Putting Spark to Use: Fast In-Memory Computing for Your Big Data Applications by Justin Kestelyn.
From the post:
Apache Hadoop has revolutionized big data processing, enabling users to store and process huge amounts of data at very low costs. MapReduce has proven to be an ideal platform to implement complex batch applications as diverse as sifting through system logs, running ETL, computing web indexes, and powering personal recommendation systems. However, its reliance on persistent storage to provide fault tolerance and its one-pass computation model make MapReduce a poor fit for low-latency applications and iterative computations, such as machine learning and graph algorithms.
Apache Spark addresses these limitations by generalizing the MapReduce computation model, while dramatically improving performance and ease of use.

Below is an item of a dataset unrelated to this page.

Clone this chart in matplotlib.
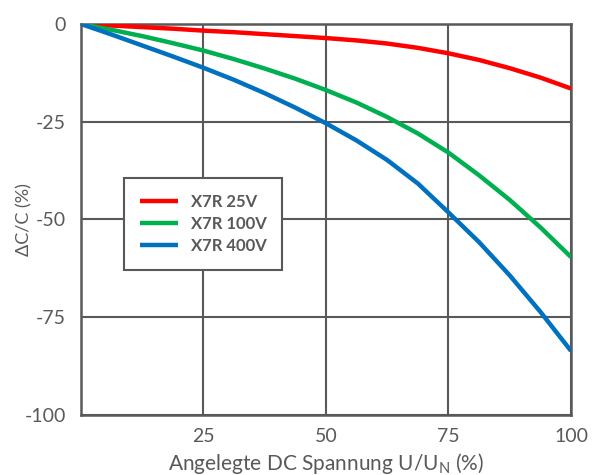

Fast and Easy Big Data Processing with Spark
At its core, Spark provides a general programming model that enables developers to write application by composing arbitrary operators, such as mappers, reducers, joins, group-bys, and filters. This composition makes it easy to express a wide array of computations, including iterative machine learning, streaming, complex queries, and batch.
In addition, Spark keeps track of the data that each of the operators produces, and enables applications to reliably store this data in memory. This is the key to Spark’s performance, as it allows applications to avoid costly disk accesses. As illustrated in the figure below, this feature enables:
…
I would not use the following example to promote Spark:
One of Spark’s most useful features is the interactive shell, bringing Spark’s capabilities to the user immediately – no IDE and code compilation required. The shell can be used as the primary tool for exploring data interactively, or as means to test portions of an application you’re developing.
The screenshot below shows a Spark Python shell in which the user loads a file and then counts the number of lines that contain “Holiday”.
Isn’t that just:
grep holiday WarAndPeace.txt | wc -l
15
?
Grep doesn’t require an IDE or compilation either. Of course, grep isn’t reading from an HDFS file.
The “file.filter(lamda line: “Holiday” in.line).count()” works but some of us prefer the terseness of Unix.
Unix text tools for HDFS?